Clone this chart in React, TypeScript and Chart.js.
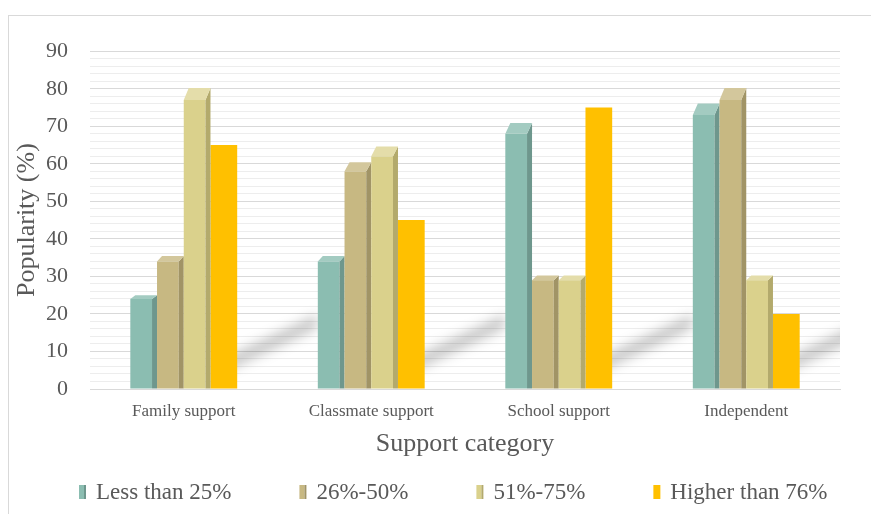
import React, { useEffect, useRef } from "react";
import { Chart, registerables } from "chart.js";

Chart.register(...registerables);

const categories = ["Family support", "Classmate support", "School support", "Independent"];
const seriesNames = ["Less than 25%", "26%-50%", "51%-75%", "Higher than 76%"];
const lessThan25 = [24, 34, 68, 73];
const from26to50 = [34, 58, 29, 77];
const from51to75 = [77, 62, 29, 29];
const higherThan76 = [65, 45, 75, 20];
const yMin = 0;
const yMax = 90;
const yStep = 2;
const yLabelStep = 10;

const FONT = "'Liberation Serif', 'Times New Roman', serif";
const TEXT = "#595959";
const frontColors = ["#8BBDB1", "#C7B882", "#DAD18C", "#FFC000"];
const sideColors = ["#6E978D", "#A19466", "#B3AA6C", "#FFC000"];
const topColors = ["#A3CBC1", "#D3C79C", "#E4DDAA", "#FFC000"];
const is3D = [true, true, true, false];

const bars3d = {
  id: "bars3d",
  beforeDatasetsDraw(chart: any) {
    const ctx = chart.ctx;
    const area = chart.chartArea;
    const meta = chart.getDatasetMeta(3);
    ctx.save();
    ctx.beginPath();
    ctx.rect(area.left, area.top, area.right - area.left, area.bottom - area.top);
    ctx.clip();
    ctx.filter = "blur(6px)";
    ctx.fillStyle = "rgba(0,0,0,0.22)";
    meta.data.forEach((el: any) => {
      const { x, width, base } = el.getProps(["x", "width", "base"], true);
      const xr = x + width / 2;
      ctx.beginPath();
      ctx.moveTo(xr - 10, base - 18);
      ctx.lineTo(xr + 80, base - 60);
      ctx.lineTo(xr + 80, base - 74);
      ctx.lineTo(xr - 10, base - 32);
      ctx.closePath();
      ctx.fill();
    });
    ctx.restore();
  },
  beforeDatasetDraw(chart: any, args: any) {
    if (is3D[args.index]) return false;
    return true;
  },
  afterDatasetsDraw(chart: any) {
    const ctx = chart.ctx;
    ctx.save();
    chart.data.datasets.forEach((ds: any, di: number) => {
      if (!is3D[di]) return;
      const meta = chart.getDatasetMeta(di);
      meta.data.forEach((el: any) => {
        const { x, y, width, base } = el.getProps(["x", "y", "width", "base"], true);
        const side = 5;
        const x0 = x - width / 2;
        const x1 = x + width / 2 - side;
        const dy = Math.max(3, 0.042 * (base - y));
        ctx.fillStyle = frontColors[di];
        ctx.fillRect(x0, y, x1 - x0, base - y);
        ctx.fillStyle = sideColors[di];
        ctx.beginPath();
        ctx.moveTo(x1, base);
        ctx.lineTo(x1, y);
        ctx.lineTo(x1 + side, y - dy);
        ctx.lineTo(x1 + side, base);
        ctx.closePath();
        ctx.fill();
        ctx.fillStyle = topColors[di];
        ctx.beginPath();
        ctx.moveTo(x0, y);
        ctx.lineTo(x0 + side, y - dy);
        ctx.lineTo(x1 + side, y - dy);
        ctx.lineTo(x1, y);
        ctx.closePath();
        ctx.fill();
      });
    });
    ctx.restore();
  },
  afterDraw(chart: any) {
    const ctx = chart.ctx;
    ctx.save();
    ctx.font = `23px ${FONT}`;
    ctx.textBaseline = "middle";
    const cy = chart.height - 21;
    let cx = 70;
    chart.data.datasets.forEach((ds: any, di: number) => {
      if (is3D[di]) {
        ctx.fillStyle = frontColors[di];
        ctx.fillRect(cx, cy - 7, 5, 14);
        ctx.fillStyle = sideColors[di];
        ctx.fillRect(cx + 5, cy - 7, 2, 14);
      } else {
        ctx.fillStyle = frontColors[di];
        ctx.fillRect(cx, cy - 7, 7, 14);
      }
      ctx.fillStyle = TEXT;
      ctx.fillText(ds.label, cx + 17, cy + 1);
      cx += 17 + ctx.measureText(ds.label).width + 68;
    });
    ctx.restore();
  },
};

export default function App() {
  const ref = useRef<HTMLCanvasElement | null>(null);
  useEffect(() => {
    if (!ref.current) return;
    const seriesValues = [lessThan25, from26to50, from51to75, higherThan76];
    const chart = new Chart(ref.current, {
      type: "bar",
      data: {
        labels: categories,
        datasets: seriesNames.map((name, i) => ({
          label: name,
          data: seriesValues[i],
          backgroundColor: frontColors[i],
          borderWidth: 0,
          categoryPercentage: 0.57,
          barPercentage: 1,
        })),
      },
      options: {
        animation: false,
        responsive: true,
        maintainAspectRatio: false,
        layout: { padding: { top: 28, right: 38, bottom: 53.4, left: 0 } },
        plugins: { legend: { display: false }, tooltip: { enabled: false } },
        scales: {
          x: {
            grid: { display: false, drawTicks: false },
            border: { display: true, color: "#D9D9D9", width: 1 },
            ticks: { color: TEXT, font: { family: FONT, size: 17 }, padding: 12 },
            title: {
              display: true,
              text: "Support category",
              color: TEXT,
              font: { family: FONT, size: 26 },
              padding: 0,
            },
            afterFit(s: any) {
              s.height = 70.6;
            },
          },
          y: {
            min: yMin,
            max: yMax,
            ticks: {
              stepSize: yStep,
              autoSkip: false,
              color: TEXT,
              font: { family: FONT, size: 22 },
              padding: 22,
              callback: (v: any) => (Number(v) % yLabelStep === 0 ? String(v) : ""),
            },
            grid: {
              drawTicks: false,
              color: (c: any) => (c.tick && c.tick.value % yLabelStep === 0 ? "#D9D9D9" : "#EDEDED"),
              lineWidth: 1,
            },
            border: { display: false },
            title: {
              display: true,
              text: "Popularity (%)",
              color: TEXT,
              font: { family: FONT, size: 26 },
              padding: { top: 3, bottom: 0 },
            },
            afterFit(s: any) {
              s.width = 81;
            },
          },
        },
      },
      plugins: [bars3d],
    } as any);
    return () => chart.destroy();
  }, []);

  return (
    <div
      style={{
        marginTop: 7,
        width: 869,
        height: 498,
        borderTop: "1px solid #D9D9D9",
        borderLeft: "1px solid #D9D9D9",
        borderRight: "1px solid #D9D9D9",
        position: "relative",
        background: "#FFFFFF",
      }}
    >
      <div style={{ position: "absolute", left: 0, top: 0, width: 869, height: 497 }}>
        <canvas ref={ref} />
      </div>
    </div>
  );
}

========================================

**PROBLEM REQUIREMENTS**. Leave out the pictures and print every line of the data exactly.

**ANSWER TO THE EXERCISE**.
Clone this chart in React, TypeScript and Chart.js.
import React, { useEffect, useRef } from "react";
import { Chart, registerables } from "chart.js";

Chart.register(...registerables);

const categories = ["Family support", "Classmate support", "School support", "Independent"];
const seriesNames = ["Less than 25%", "26%-50%", "51%-75%", "Higher than 76%"];
const lessThan25 = [24, 34, 68, 73];
const from26to50 = [34, 58, 29, 77];
const from51to75 = [77, 62, 29, 29];
const higherThan76 = [65, 45, 75, 20];
const yMin = 0;
const yMax = 90;
const yStep = 2;
const yLabelStep = 10;

const FONT = "'Liberation Serif', 'Times New Roman', serif";
const TEXT = "#595959";
const frontColors = ["#8BBDB1", "#C7B882", "#DAD18C", "#FFC000"];
const sideColors = ["#6E978D", "#A19466", "#B3AA6C", "#FFC000"];
const topColors = ["#A3CBC1", "#D3C79C", "#E4DDAA", "#FFC000"];
const is3D = [true, true, true, false];

const bars3d = {
  id: "bars3d",
  beforeDatasetsDraw(chart: any) {
    const ctx = chart.ctx;
    const area = chart.chartArea;
    const meta = chart.getDatasetMeta(3);
    ctx.save();
    ctx.beginPath();
    ctx.rect(area.left, area.top, area.right - area.left, area.bottom - area.top);
    ctx.clip();
    ctx.filter = "blur(6px)";
    ctx.fillStyle = "rgba(0,0,0,0.22)";
    meta.data.forEach((el: any) => {
      const { x, width, base } = el.getProps(["x", "width", "base"], true);
      const xr = x + width / 2;
      ctx.beginPath();
      ctx.moveTo(xr - 10, base - 18);
      ctx.lineTo(xr + 80, base - 60);
      ctx.lineTo(xr + 80, base - 74);
      ctx.lineTo(xr - 10, base - 32);
      ctx.closePath();
      ctx.fill();
    });
    ctx.restore();
  },
  beforeDatasetDraw(chart: any, args: any) {
    if (is3D[args.index]) return false;
    return true;
  },
  afterDatasetsDraw(chart: any) {
    const ctx = chart.ctx;
    ctx.save();
    chart.data.datasets.forEach((ds: any, di: number) => {
      if (!is3D[di]) return;
      const meta = chart.getDatasetMeta(di);
      meta.data.forEach((el: any) => {
        const { x, y, width, base } = el.getProps(["x", "y", "width", "base"], true);
        const side = 5;
        const x0 = x - width / 2;
        const x1 = x + width / 2 - side;
        const dy = Math.max(3, 0.042 * (base - y));
        ctx.fillStyle = frontColors[di];
        ctx.fillRect(x0, y, x1 - x0, base - y);
        ctx.fillStyle = sideColors[di];
        ctx.beginPath();
        ctx.moveTo(x1, base);
        ctx.lineTo(x1, y);
        ctx.lineTo(x1 + side, y - dy);
        ctx.lineTo(x1 + side, base);
        ctx.closePath();
        ctx.fill();
        ctx.fillStyle = topColors[di];
        ctx.beginPath();
        ctx.moveTo(x0, y);
        ctx.lineTo(x0 + side, y - dy);
        ctx.lineTo(x1 + side, y - dy);
        ctx.lineTo(x1, y);
        ctx.closePath();
        ctx.fill();
      });
    });
    ctx.restore();
  },
  afterDraw(chart: any) {
    const ctx = chart.ctx;
    ctx.save();
    ctx.font = `23px ${FONT}`;
    ctx.textBaseline = "middle";
    const cy = chart.height - 21;
    let cx = 70;
    chart.data.datasets.forEach((ds: any, di: number) => {
      if (is3D[di]) {
        ctx.fillStyle = frontColors[di];
        ctx.fillRect(cx, cy - 7, 5, 14);
        ctx.fillStyle = sideColors[di];
        ctx.fillRect(cx + 5, cy - 7, 2, 14);
      } else {
        ctx.fillStyle = frontColors[di];
        ctx.fillRect(cx, cy - 7, 7, 14);
      }
      ctx.fillStyle = TEXT;
      ctx.fillText(ds.label, cx + 17, cy + 1);
      cx += 17 + ctx.measureText(ds.label).width + 68;
    });
    ctx.restore();
  },
};

export default function App() {
  const ref = useRef<HTMLCanvasElement | null>(null);
  useEffect(() => {
    if (!ref.current) return;
    const seriesValues = [lessThan25, from26to50, from51to75, higherThan76];
    const chart = new Chart(ref.current, {
      type: "bar",
      data: {
        labels: categories,
        datasets: seriesNames.map((name, i) => ({
          label: name,
          data: seriesValues[i],
          backgroundColor: frontColors[i],
          borderWidth: 0,
          categoryPercentage: 0.57,
          barPercentage: 1,
        })),
      },
      options: {
        animation: false,
        responsive: true,
        maintainAspectRatio: false,
        layout: { padding: { top: 28, right: 38, bottom: 53.4, left: 0 } },
        plugins: { legend: { display: false }, tooltip: { enabled: false } },
        scales: {
          x: {
            grid: { display: false, drawTicks: false },
            border: { display: true, color: "#D9D9D9", width: 1 },
            ticks: { color: TEXT, font: { family: FONT, size: 17 }, padding: 12 },
            title: {
              display: true,
              text: "Support category",
              color: TEXT,
              font: { family: FONT, size: 26 },
              padding: 0,
            },
            afterFit(s: any) {
              s.height = 70.6;
            },
          },
          y: {
            min: yMin,
            max: yMax,
            ticks: {
              stepSize: yStep,
              autoSkip: false,
              color: TEXT,
              font: { family: FONT, size: 22 },
              padding: 22,
              callback: (v: any) => (Number(v) % yLabelStep === 0 ? String(v) : ""),
            },
            grid: {
              drawTicks: false,
              color: (c: any) => (c.tick && c.tick.value % yLabelStep === 0 ? "#D9D9D9" : "#EDEDED"),
              lineWidth: 1,
            },
            border: { display: false },
            title: {
              display: true,
              text: "Popularity (%)",
              color: TEXT,
              font: { family: FONT, size: 26 },
              padding: { top: 3, bottom: 0 },
            },
            afterFit(s: any) {
              s.width = 81;
            },
          },
        },
      },
      plugins: [bars3d],
    } as any);
    return () => chart.destroy();
  }, []);

  return (
    <div
      style={{
        marginTop: 7,
        width: 869,
        height: 498,
        borderTop: "1px solid #D9D9D9",
        borderLeft: "1px solid #D9D9D9",
        borderRight: "1px solid #D9D9D9",
        position: "relative",
        background: "#FFFFFF",
      }}
    >
      <div style={{ position: "absolute", left: 0, top: 0, width: 869, height: 497 }}>
        <canvas ref={ref} />
      </div>
    </div>
  );
}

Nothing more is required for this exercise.